After college, I  taught fifth and sixth grade for a few years and read to the kids as time allowed. I remember how one class only gradually realized they were really starting to like Frances Hodgson Burnett’s The Lost Prince. Reading can sneak up that way.

Today I am one of the volunteers who go out from our workplace to an inner-city school where there has long been a tutoring relationship. It started with a team who read picture books chosen by teachers to first graders. Then other teams were added (such as fourth grade math tutoring), and now there are teams reading with fifth graders. The books are chosen by the librarian. Each fifth-grade volunteer has a group of three children, and grownups and children all take turns reading and discussing.
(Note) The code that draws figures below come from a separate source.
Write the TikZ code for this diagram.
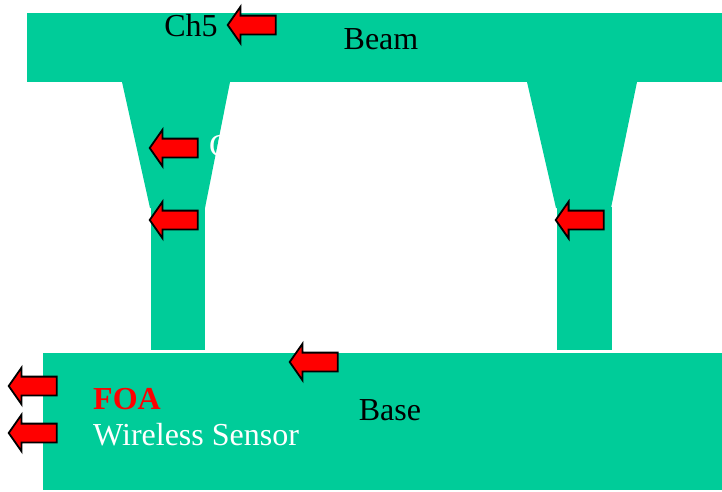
\documentclass[tikz,border=0pt]{standalone}
\usepackage{fontspec}
\setmainfont{Liberation Serif}
\usetikzlibrary{shapes.arrows}
\definecolor{frame}{RGB}{0,204,153}

\begin{document}
\begin{tikzpicture}[x=1pt, y=-1pt, part/.style={fill=frame, draw=none
}, redarr/.style={single arrow, draw=black, fill=red, line width=1.8pt, shape border rotate=180, minimum height=48pt, minimum width=36pt, inner xsep=0pt, inner ysep=8.5pt, single arrow head extend=9pt, single arrow tip angle=110
}, lbl/.style={font=\fontsize{32}{38}\selectfont, inner sep=0pt}]
\useasboundingbox (0,0) rectangle (722,491);

% frame
\fill[part] (27,13) rectangle (722,82);
\fill[part] (122,82) -- (230,82) -- (205,208) -- (150,208) -- cycle;
\fill[part] (527,82) -- (637,82) -- (611,208) -- (556,208) -- cycle;
\fill[part] (151,207) rectangle (205,350);
\fill[part] (557,207) rectangle (612,350);
\fill[part] (43,353) rectangle (722,490);

\node[lbl] (ch5) at (191,26) {Ch5};
\node[lbl] (beam) at (381,39) {Beam};
\node[lbl] (base) at (390,410) {Base};
\node[lbl, anchor=west, text=white] (chw) at (209,146) {C};
\node[lbl, anchor=west, text=red, font=\fontsize{32}{38}\selectfont\bfseries] (foa) at (93,399) {FOA};
\node[lbl, anchor=west, text=white] (ws) at (93,435) {Wireless Sensor};

\foreach \n/\x/\y in {a/255/25,b/177/148,c/177/220,d/583/220,e/317/362,f/36/386,g/36/433}{
\node[redarr] (arr\n) at (\x,\y) {};}
\end{tikzpicture}
\end{document}
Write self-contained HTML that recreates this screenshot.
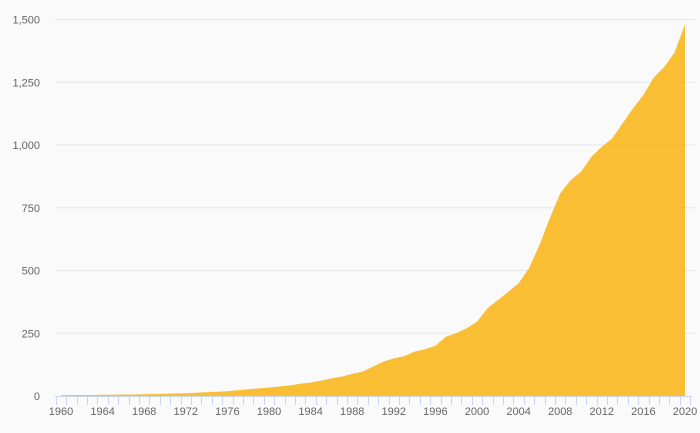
<!DOCTYPE html>
<html><head><meta charset="utf-8"><style>
html,body{margin:0;padding:0;background:#fafafa;}
svg{display:block;font-family:"Liberation Sans",sans-serif;}
</style></head><body>
<svg id="chart" width="700" height="433">
<rect width="700" height="433" fill="#fafafa"/>
<g id="grid"></g><g id="area"></g><g id="axes"></g>
</svg>
<script>
const years=[];for(let y=1960;y<=2020;y++)years.push(y);
const values=[3,4,4,4,5,5,6,6,7,8,9,10,11,13,15,17,19,23,27,30,34,38,42,49,54,61,70,77,88,97,117,137,150,159,177,186,200,236,250,270,296,349,382,415,449,509,601,708,807,860,893,953,993,1026,1086,1146,1199,1269,1311,1369,1481];
const yTicks=[0,250,500,750,1000,1250,1500];
const yTickLabels=["0","250","500","750","1,000","1,250","1,500"];
const xTickLabels=[1960,1964,1968,1972,1976,1980,1984,1988,1992,1996,2000,2004,2008,2012,2016,2020];
const NS="http://www.w3.org/2000/svg";
const X0=61,X1=685,Y0=396,Y1=19.5,YMAX=1500;
const xs=y=>X0+(y-years[0])*(X1-X0)/(years[years.length-1]-years[0]);
const ys=v=>Y0-v*(Y0-Y1)/YMAX;
const step=(X1-X0)/(years.length-1);
function mk(tag,attrs,parent){const e=document.createElementNS(NS,tag);for(const k in attrs)e.setAttribute(k,attrs[k]);parent.appendChild(e);return e;}
const grid=document.getElementById('grid'),area=document.getElementById('area'),axes=document.getElementById('axes');
yTicks.forEach((v,i)=>{
 if(v>0){const l=mk('line',{x1:55,x2:695,y1:ys(v),y2:ys(v),stroke:'#e6e6e6','stroke-width':1},grid);
 
 }
 const t=mk('text',{x:40,y:ys(v)+4,'text-anchor':'end','font-size':11,fill:'#666'},axes);t.textContent=yTickLabels[i];
 
 
});
let d='M'+xs(years[0])+','+Y0;
years.forEach((y,i)=>{d+=' L'+xs(y).toFixed(2)+','+ys(values[i]).toFixed(2);});
d+=' L'+xs(years[years.length-1])+','+Y0+' Z';
const p=mk('path',{d:d,fill:'#f9b923','fill-opacity':0.92},area);


const ax=mk('line',{x1:55,x2:692,y1:Y0+0.5,y2:Y0+0.5,stroke:'#ccd6eb','stroke-width':1},axes);


for(let i=0;i<=years.length;i++){
 const x=Math.round(xs(years[0])-step/2+i*step)+0.5;
 const tk=mk('line',{x1:x,x2:x,y1:Y0,y2:Y0+9,stroke:'#ccd6eb','stroke-width':1},axes);
 
 
}
xTickLabels.forEach(y=>{
 const t=mk('text',{x:xs(y),y:415,'text-anchor':'middle','font-size':11,fill:'#666'},axes);t.textContent=y;
 
 
});
</script>
</body></html>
Even though the kids see teams once a week, most individual volunteers only go monthly. It’s not hard to fit into one’s schedule. I have learned about a lot of books by volunteering at the school. I already knew about From the Crazy Mixed-up Files of Mrs Basil E. Frankweiler, but not about Holes, Maniac Magee, Hatchet, or Hidden Talents, to name a few.

One colleague, having found out that I liked this age level, introduced me to the Golden Compass series. Heaven! I also like her suggestion of The Island of the Aunts and recommend it.

Better sign off. The last time we had a storm like the one outside my window, my computer was hit.